» **INSTRUCTIONS FOR THE TASK**:
Print all of the data exactly as written.

» **COLLECTED MATERIAL**:
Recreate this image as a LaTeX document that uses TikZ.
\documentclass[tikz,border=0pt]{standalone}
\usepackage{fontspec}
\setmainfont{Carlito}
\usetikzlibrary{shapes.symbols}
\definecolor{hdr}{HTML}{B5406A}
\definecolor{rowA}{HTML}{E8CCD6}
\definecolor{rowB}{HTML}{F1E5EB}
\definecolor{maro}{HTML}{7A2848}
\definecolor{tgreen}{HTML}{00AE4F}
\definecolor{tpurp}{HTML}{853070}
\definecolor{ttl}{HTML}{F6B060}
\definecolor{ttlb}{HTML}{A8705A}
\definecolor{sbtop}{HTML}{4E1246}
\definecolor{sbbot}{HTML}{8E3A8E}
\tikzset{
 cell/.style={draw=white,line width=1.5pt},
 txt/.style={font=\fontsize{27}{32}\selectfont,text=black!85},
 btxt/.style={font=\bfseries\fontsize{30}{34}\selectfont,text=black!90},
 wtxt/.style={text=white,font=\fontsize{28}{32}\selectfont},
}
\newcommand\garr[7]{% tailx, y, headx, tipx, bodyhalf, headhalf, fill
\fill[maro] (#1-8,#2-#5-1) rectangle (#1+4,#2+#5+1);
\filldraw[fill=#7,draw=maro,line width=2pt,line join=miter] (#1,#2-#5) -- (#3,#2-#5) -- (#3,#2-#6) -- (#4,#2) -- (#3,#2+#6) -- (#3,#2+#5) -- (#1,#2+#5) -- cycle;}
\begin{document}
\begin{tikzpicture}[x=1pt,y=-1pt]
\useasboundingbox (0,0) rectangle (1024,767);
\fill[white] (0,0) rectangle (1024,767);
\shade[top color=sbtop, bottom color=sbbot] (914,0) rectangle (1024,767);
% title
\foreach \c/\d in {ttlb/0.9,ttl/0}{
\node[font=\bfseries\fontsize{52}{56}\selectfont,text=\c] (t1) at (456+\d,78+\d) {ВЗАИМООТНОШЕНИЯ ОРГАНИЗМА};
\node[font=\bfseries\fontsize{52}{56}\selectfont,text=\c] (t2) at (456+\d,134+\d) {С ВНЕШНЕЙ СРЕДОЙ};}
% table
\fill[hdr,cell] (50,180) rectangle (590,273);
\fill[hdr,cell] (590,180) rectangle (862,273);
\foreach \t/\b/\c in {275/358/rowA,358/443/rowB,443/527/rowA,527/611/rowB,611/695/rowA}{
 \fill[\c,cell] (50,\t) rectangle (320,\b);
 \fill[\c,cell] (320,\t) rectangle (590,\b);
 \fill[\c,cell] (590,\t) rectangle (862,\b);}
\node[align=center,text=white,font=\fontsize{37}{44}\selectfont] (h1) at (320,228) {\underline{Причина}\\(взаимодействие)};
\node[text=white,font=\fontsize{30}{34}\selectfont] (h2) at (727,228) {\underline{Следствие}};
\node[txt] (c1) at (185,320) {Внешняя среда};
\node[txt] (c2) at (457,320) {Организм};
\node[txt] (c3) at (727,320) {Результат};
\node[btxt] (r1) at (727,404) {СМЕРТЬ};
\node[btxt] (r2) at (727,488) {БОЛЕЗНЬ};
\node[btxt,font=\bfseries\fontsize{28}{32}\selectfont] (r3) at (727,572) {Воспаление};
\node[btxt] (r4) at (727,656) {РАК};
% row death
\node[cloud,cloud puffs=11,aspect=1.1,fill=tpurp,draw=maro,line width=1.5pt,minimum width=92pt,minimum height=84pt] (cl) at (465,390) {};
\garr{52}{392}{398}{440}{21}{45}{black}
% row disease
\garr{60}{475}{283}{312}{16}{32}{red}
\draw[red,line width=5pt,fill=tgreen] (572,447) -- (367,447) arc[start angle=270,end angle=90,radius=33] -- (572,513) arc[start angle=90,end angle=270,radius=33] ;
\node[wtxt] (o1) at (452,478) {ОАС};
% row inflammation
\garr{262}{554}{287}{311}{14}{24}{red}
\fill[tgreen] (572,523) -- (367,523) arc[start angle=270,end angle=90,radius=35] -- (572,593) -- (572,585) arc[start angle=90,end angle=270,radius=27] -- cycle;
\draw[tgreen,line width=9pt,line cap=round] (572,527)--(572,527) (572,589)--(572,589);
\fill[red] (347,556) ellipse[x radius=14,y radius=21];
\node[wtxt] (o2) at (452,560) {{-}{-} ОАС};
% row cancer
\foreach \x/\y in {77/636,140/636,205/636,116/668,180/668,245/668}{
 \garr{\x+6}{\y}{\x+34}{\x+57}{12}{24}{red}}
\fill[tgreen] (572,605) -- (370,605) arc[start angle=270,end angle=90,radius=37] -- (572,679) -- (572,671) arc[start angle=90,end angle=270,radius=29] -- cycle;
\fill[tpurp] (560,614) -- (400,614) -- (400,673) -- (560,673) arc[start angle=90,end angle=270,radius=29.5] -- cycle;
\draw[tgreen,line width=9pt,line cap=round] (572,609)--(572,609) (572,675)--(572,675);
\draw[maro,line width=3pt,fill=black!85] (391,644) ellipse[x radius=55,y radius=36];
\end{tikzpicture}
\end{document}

» **FINISHED ANSWER**:
Recreate this image as a LaTeX document that uses TikZ.
\documentclass[tikz,border=0pt]{standalone}
\usepackage{fontspec}
\setmainfont{Carlito}
\usetikzlibrary{shapes.symbols}
\definecolor{hdr}{HTML}{B5406A}
\definecolor{rowA}{HTML}{E8CCD6}
\definecolor{rowB}{HTML}{F1E5EB}
\definecolor{maro}{HTML}{7A2848}
\definecolor{tgreen}{HTML}{00AE4F}
\definecolor{tpurp}{HTML}{853070}
\definecolor{ttl}{HTML}{F6B060}
\definecolor{ttlb}{HTML}{A8705A}
\definecolor{sbtop}{HTML}{4E1246}
\definecolor{sbbot}{HTML}{8E3A8E}
\tikzset{
 cell/.style={draw=white,line width=1.5pt},
 txt/.style={font=\fontsize{27}{32}\selectfont,text=black!85},
 btxt/.style={font=\bfseries\fontsize{30}{34}\selectfont,text=black!90},
 wtxt/.style={text=white,font=\fontsize{28}{32}\selectfont},
}
\newcommand\garr[7]{% tailx, y, headx, tipx, bodyhalf, headhalf, fill
\fill[maro] (#1-8,#2-#5-1) rectangle (#1+4,#2+#5+1);
\filldraw[fill=#7,draw=maro,line width=2pt,line join=miter] (#1,#2-#5) -- (#3,#2-#5) -- (#3,#2-#6) -- (#4,#2) -- (#3,#2+#6) -- (#3,#2+#5) -- (#1,#2+#5) -- cycle;}
\begin{document}
\begin{tikzpicture}[x=1pt,y=-1pt]
\useasboundingbox (0,0) rectangle (1024,767);
\fill[white] (0,0) rectangle (1024,767);
\shade[top color=sbtop, bottom color=sbbot] (914,0) rectangle (1024,767);
% title
\foreach \c/\d in {ttlb/0.9,ttl/0}{
\node[font=\bfseries\fontsize{52}{56}\selectfont,text=\c] (t1) at (456+\d,78+\d) {ВЗАИМООТНОШЕНИЯ ОРГАНИЗМА};
\node[font=\bfseries\fontsize{52}{56}\selectfont,text=\c] (t2) at (456+\d,134+\d) {С ВНЕШНЕЙ СРЕДОЙ};}
% table
\fill[hdr,cell] (50,180) rectangle (590,273);
\fill[hdr,cell] (590,180) rectangle (862,273);
\foreach \t/\b/\c in {275/358/rowA,358/443/rowB,443/527/rowA,527/611/rowB,611/695/rowA}{
 \fill[\c,cell] (50,\t) rectangle (320,\b);
 \fill[\c,cell] (320,\t) rectangle (590,\b);
 \fill[\c,cell] (590,\t) rectangle (862,\b);}
\node[align=center,text=white,font=\fontsize{37}{44}\selectfont] (h1) at (320,228) {\underline{Причина}\\(взаимодействие)};
\node[text=white,font=\fontsize{30}{34}\selectfont] (h2) at (727,228) {\underline{Следствие}};
\node[txt] (c1) at (185,320) {Внешняя среда};
\node[txt] (c2) at (457,320) {Организм};
\node[txt] (c3) at (727,320) {Результат};
\node[btxt] (r1) at (727,404) {СМЕРТЬ};
\node[btxt] (r2) at (727,488) {БОЛЕЗНЬ};
\node[btxt,font=\bfseries\fontsize{28}{32}\selectfont] (r3) at (727,572) {Воспаление};
\node[btxt] (r4) at (727,656) {РАК};
% row death
\node[cloud,cloud puffs=11,aspect=1.1,fill=tpurp,draw=maro,line width=1.5pt,minimum width=92pt,minimum height=84pt] (cl) at (465,390) {};
\garr{52}{392}{398}{440}{21}{45}{black}
% row disease
\garr{60}{475}{283}{312}{16}{32}{red}
\draw[red,line width=5pt,fill=tgreen] (572,447) -- (367,447) arc[start angle=270,end angle=90,radius=33] -- (572,513) arc[start angle=90,end angle=270,radius=33] ;
\node[wtxt] (o1) at (452,478) {ОАС};
% row inflammation
\garr{262}{554}{287}{311}{14}{24}{red}
\fill[tgreen] (572,523) -- (367,523) arc[start angle=270,end angle=90,radius=35] -- (572,593) -- (572,585) arc[start angle=90,end angle=270,radius=27] -- cycle;
\draw[tgreen,line width=9pt,line cap=round] (572,527)--(572,527) (572,589)--(572,589);
\fill[red] (347,556) ellipse[x radius=14,y radius=21];
\node[wtxt] (o2) at (452,560) {{-}{-} ОАС};
% row cancer
\foreach \x/\y in {77/636,140/636,205/636,116/668,180/668,245/668}{
 \garr{\x+6}{\y}{\x+34}{\x+57}{12}{24}{red}}
\fill[tgreen] (572,605) -- (370,605) arc[start angle=270,end angle=90,radius=37] -- (572,679) -- (572,671) arc[start angle=90,end angle=270,radius=29] -- cycle;
\fill[tpurp] (560,614) -- (400,614) -- (400,673) -- (560,673) arc[start angle=90,end angle=270,radius=29.5] -- cycle;
\draw[tgreen,line width=9pt,line cap=round] (572,609)--(572,609) (572,675)--(572,675);
\draw[maro,line width=3pt,fill=black!85] (391,644) ellipse[x radius=55,y radius=36];
\end{tikzpicture}
\end{document}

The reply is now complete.